Viele Frauen werden abgelehnt
Die Plätze in unseren Frauenhäusern reichen nicht
(sv). Wenn es in der Partnerschaft zu häuslicher Gewalt kommt und betroffene Frauen sich zuhause nicht mehr sicher fühlen, sollen sie Schutz und Unterkunft im Frauenhaus finden. Dafür müsste es laut Istanbul-Konvention in jedem Landkreis einen Frauenhausplatz pro 10.000 Einwohnern geben. Doch in der Realität sind es deutlich weniger. Berechnet auf die Einwohnerzahl im Landkreis Harburg sollten es 25 Plätze sein, es sind aber nur acht. Im Landkreis Stade sogar nur fünf Plätze.
Im Sozialausschuss des Landkreises Stade wurde deshalb kürzlich über eine Erweiterung des seit 1988 bestehenden Frauenhauses in Stade diskutiert. Hier ist die Auslastung erst kürzlich exponentiell angestiegen: "Bis 2019 hatten unsere fünf Plätze noch eine Auslastung von 60 bis 67 Prozent im Jahr", sagt Frauenhausleiterin Hanne Rathjens. Die vor dem Umzug zur Verfügung stehenden Räume seien zu klein für Mütter mit mehreren Kindern gewesen und deshalb nicht für jede Frau in Frage gekommen. Doch seit das Frauenhaus 2020 größere Familienzimmer anbieten kann, liege die Auslastung bei über 90 Prozent. Über 100 Frauen mussten im Jahr 2021 abgelehnt werden. Aufgenommen wurden gerade einmal 34 Frauen und ca. 40 Kinder.
"Wir bemerken zudem, dass die Frauen immer länger im Frauenhaus verweilen, weil es nicht genug Wohnraum in der Region gibt", sagt Hanne Rathjens. Viele Frauen seien auf Arbeitslosengeld II angewiesen, traumatisiert, hätten Kinder oder einen Migrationshintergrund. Das mache sie auf dem Wohnungsmarkt unattraktiv.

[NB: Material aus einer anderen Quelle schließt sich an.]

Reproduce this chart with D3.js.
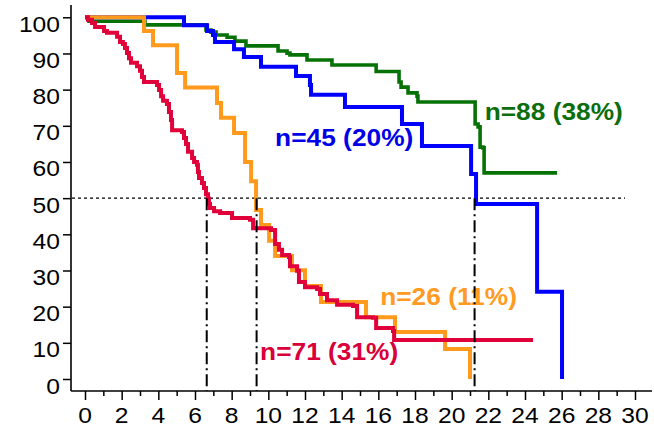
<!DOCTYPE html>
<html>
<head>
<meta charset="utf-8">
<script src="https://cdn.jsdelivr.net/npm/d3@7"></script>
<style>
  html, body { margin: 0; padding: 0; background: #fff; }
  svg { display: block; }
  text { font-family: "Liberation Sans", Arial, Helvetica, sans-serif; }
</style>
</head>
<body>
<svg id="chart" width="654" height="430"></svg>
<script>
// Kaplan–Meier step curves: event times (months) and survival (%) after each step
const greenTime = [0, 0.22, 3.27, 6.60, 6.87, 7.15, 7.75, 8.18, 8.78, 10.53, 11.02, 11.18, 12.11, 13.47, 15.88, 17.13, 17.24, 17.62, 18.11, 18.16, 21.28, 21.44, 21.55, 21.71, 21.77, 25.75];
const greenSurv = [100, 98.9, 97.9, 96.5, 95.9, 95.1, 94.5, 93.4, 92.1, 90.7, 90.1, 89.6, 88.2, 86.8, 85.0, 82.1, 80.7, 79.1, 78.2, 76.6, 70.5, 69.7, 64.1, 63.9, 57.0, 57.0];

const blueTime = [0, 5.40, 6.66, 6.98, 7.09, 8.13, 8.67, 9.60, 11.51, 12.27, 12.33, 14.18, 17.29, 18.38, 21.06, 21.33, 24.66, 26.02];
const blueSurv = [100, 97.8, 96.2, 95.1, 93.2, 91.2, 89.0, 86.3, 83.8, 81.3, 78.6, 75.2, 70.5, 64.4, 56.7, 48.4, 24.1, 0];

const orangeTime = [0, 3.22, 3.71, 5.02, 5.46, 7.20, 7.42, 8.13, 8.73, 9.06, 9.33, 9.60, 10.04, 10.37, 11.29, 12.00, 12.87, 15.33, 16.91, 19.64, 21.00];
const orangeSurv = [100, 96.2, 92.3, 84.6, 80.6, 76.3, 72.2, 68.0, 60.0, 54.7, 46.7, 42.6, 38.2, 34.0, 30.1, 25.7, 21.3, 17.1, 13.0, 8.3, 0];

const redTime = [0, 0.16, 0.38, 0.55, 1.04, 1.20, 1.75, 1.91, 2.07, 2.18, 2.29, 2.40, 2.51, 2.84, 3.00, 3.11, 3.22, 3.93, 4.04, 4.15, 4.26, 4.47, 4.58, 4.69, 4.75, 5.29, 5.40, 5.51, 5.62, 5.84, 5.95, 6.11, 6.16, 6.22, 6.38, 6.49, 6.60, 6.71, 6.76, 6.82, 7.04, 7.37, 8.02, 9.00, 9.17, 10.15, 10.37, 10.58, 10.75, 11.13, 11.18, 11.57, 11.67, 12.00, 12.66, 12.82, 13.20, 13.75, 14.62, 14.84, 15.71, 15.88, 16.80, 16.86, 24.44];
const redSurv = [100, 99.3, 98.4, 97.3, 96.2, 95.7, 94.6, 93.2, 92.6, 91.5, 90.1, 88.7, 87.4, 86.5, 85.2, 83.5, 82.1, 81.3, 79.9, 78.2, 76.9, 76.0, 73.8, 71.6, 68.8, 68.3, 66.6, 65.0, 62.8, 61.1, 60.0, 59.2, 57.2, 55.6, 54.2, 52.8, 51.1, 49.8, 48.4, 47.3, 46.4, 45.9, 44.5, 44.0, 41.7, 41.2, 37.3, 35.7, 34.3, 33.7, 31.2, 29.9, 26.8, 25.4, 24.9, 23.5, 21.8, 20.5, 20.2, 17.1, 16.9, 14.1, 13.3, 10.8, 10.8];

// Group labels and where they sit (time, survival of the baseline)
const groupLabels = ["n=88 (38%)", "n=45 (20%)", "n=26 (11%)", "n=71 (31%)"];
const labelTime = [21.8, 10.37, 16.1, 9.55];
const labelSurv = [71.6, 64.4, 20.5, 5.3];

// Median survival times (where each curve crosses 50%)
const medianTimes = [6.64, 9.36, 21.25];

const xTickValues = d3.range(0, 31, 1);
const yTickValues = d3.range(0, 101, 10);

const colors = { green: "#067206", blue: "#0000ff", orange: "#ff9a1c", red: "#e0003a" };
const textColors = { green: "#0b6e0b", blue: "#0000e6", orange: "#ff9a22", red: "#d9003a" };

const svg = d3.select("#chart");
const x = d3.scaleLinear().domain([0, 30]).range([85, 635]);
const y = d3.scaleLinear().domain([0, 100]).range([379, 17.3]);

const axisX = 71;       // position of the vertical axis line
const axisY = 391;      // position of the horizontal axis line
const stretch = 1.12;   // horizontal widening of the lettering

// Axes
const gx = svg.append("g").attr("transform", `translate(0,${axisY})`);
gx.append("g")
  .call(d3.axisBottom(x).tickValues(xTickValues.filter(d => d % 2 === 1)).tickSize(5).tickFormat(""))
  .call(g => g.select(".domain").remove());
gx.append("g")
  .call(d3.axisBottom(x).tickValues(xTickValues.filter(d => d % 2 === 0)).tickSize(9).tickFormat(""))
  .call(g => g.select(".domain").remove());
gx.selectAll("line").attr("stroke", "#000").attr("stroke-width", 1.5);
gx.append("line").attr("x1", axisX).attr("x2", 652).attr("stroke", "#000").attr("stroke-width", 1.6);

gx.selectAll("text.xl")
  .data(xTickValues.filter(d => d % 2 === 0))
  .join("text")
  .attr("class", "xl")
  .attr("transform", d => `translate(${x(d)},32) scale(${stretch},1)`)
  .attr("text-anchor", "middle")
  .attr("font-size", 22)
  .attr("fill", "#000")
  .text(d => d);

const gy = svg.append("g").attr("transform", `translate(${axisX},0)`);
gy.call(d3.axisLeft(y).tickValues(yTickValues).tickSize(8).tickFormat(""))
  .call(g => g.select(".domain").remove());
gy.selectAll("line").attr("stroke", "#000").attr("stroke-width", 1.5);
gy.append("line").attr("y1", 5).attr("y2", axisY).attr("stroke", "#000").attr("stroke-width", 1.6);

gy.selectAll("text.yl")
  .data(yTickValues)
  .join("text")
  .attr("class", "yl")
  .attr("transform", d => `translate(-11,${y(d) + 14.5}) scale(${stretch},1)`)
  .attr("text-anchor", "end")
  .attr("font-size", 22)
  .attr("fill", "#000")
  .text(d => d);

// 50% reference line
svg.append("line")
  .attr("x1", axisX + 1).attr("x2", 625)
  .attr("y1", y(50)).attr("y2", y(50))
  .attr("stroke", "#000").attr("stroke-width", 1.2)
  .attr("stroke-dasharray", "3,3");

// Curves
const step = d3.line().x(d => x(d[0])).y(d => y(d[1])).curve(d3.curveStepAfter);
const series = [
  { time: greenTime, surv: greenSurv, color: colors.green, width: 3.6 },
  { time: blueTime, surv: blueSurv, color: colors.blue, width: 4 },
  { time: orangeTime, surv: orangeSurv, color: colors.orange, width: 4 },
  { time: redTime, surv: redSurv, color: colors.red, width: 4 }
];
svg.append("g").selectAll("path")
  .data(series)
  .join("path")
  .attr("d", s => step(s.time.map((t, i) => [t, s.surv[i]])))
  .attr("fill", "none")
  .attr("stroke", s => s.color)
  .attr("stroke-width", s => s.width)
  .attr("stroke-linejoin", "miter")
  .attr("stroke-linecap", "butt");

// Group labels
const labelColors = [textColors.green, textColors.blue, textColors.orange, textColors.red];
svg.append("g").selectAll("text")
  .data(groupLabels)
  .join("text")
  .attr("transform", (d, i) => `translate(${x(labelTime[i])},${y(labelSurv[i])}) scale(${stretch},1)`)
  .attr("font-size", 23.5)
  .attr("font-weight", "bold")
  .attr("fill", (d, i) => labelColors[i])
  .text(d => d);

// Median drop lines
svg.append("g").selectAll("line")
  .data(medianTimes)
  .join("line")
  .attr("x1", d => x(d)).attr("x2", d => x(d))
  .attr("y1", y(50)).attr("y2", axisY)
  .attr("stroke", "#000").attr("stroke-width", 2)
  .attr("stroke-dasharray", "12,4,2,4");
</script>
</body>
</html>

Wegen des dringenden Platzbedarfs soll nun eine zweite Immobilie angemietet werden, die immerhin neun weitere Plätze sowie eine präventive Frauengewaltberatungsstelle bieten wird. Mit der Erweiterung würde auch ein wichtiger Schritt getan, um die schutzsuchenden Frauen aus der Opferrolle und der Isolation zu befreien. Um die Bewohnerinnen dieser Einrichtung weniger von den ihnen wichtigen Menschen zu isolieren, ist beispielsweise ein von dem Wohnbereich getrennter Raum geplant, in dem die Frauen enge Vertraute und die Kinder ihre Schulfreunde treffen können. "Wir müssen natürlich ein räumliches Sicherheitskonzept mit der Polizei abstimmen. Aber die Frauen, bei denen ein akutes Hochrisiko besteht, werden ohnehin nicht hier im Landkreis untergebracht", klärt Rathjens auf.
Die Situation in Buchholz
Das AWO-Frauenhaus in Buchholz (Landkreis Harburg) gerät mit seinen acht verfügbaren Plätzen und einer Auslastung von 70 bis 80 Prozent ebenfalls regelmäßig ans Limit und registriert eine längere Verweildauer durch den herausfordernden Wohnungsmarkt. Und auch die Pandemie macht sich bemerkbar: "Während der Lockdowns waren wir kaum ausgelastet, was wir dazu nutzen konnten, ein freies Zimmer als Quarantänezimmer einzurichten", sagt die stellvertretende AWO-Leiterin Elisabeth Meinhold-Engbers. Doch infolge der Lockerungen sei das Frauenhaus inzwischen fast immer voll. "Was von vielen nicht bedacht wird, ist, dass wir nicht nur Frauen aus dem Landkreis aufnehmen, sondern auch Frauen aus anderen Landkreisen und Bundesländern, die in ihrem Heimatort einem hohen Risiko ausgesetzt sind. Unsere Auslastung ist auch nie konstant bei 80 Prozent. Es gibt immer wieder Phasen, in denen weniger los ist, und dann sind wir wieder monatelang voll."
Viele der Anfragen müsse die AWO an andere Frauenhäuser weitervermitteln. Doch einige Einrichtungen nehmen beispielsweise keine Frauen mit Jungen über zwölf oder 13 Jahren auf.
Auch der Anteil der Migrantinnen unter den Schutzsuchenden habe zugenommen, sagt Meinhold-Engbers. Denn sie hätten oft keine Ausgangsfamilie, zu der sie zurückkehren können, und ihr soziales Umfeld sei zu klein.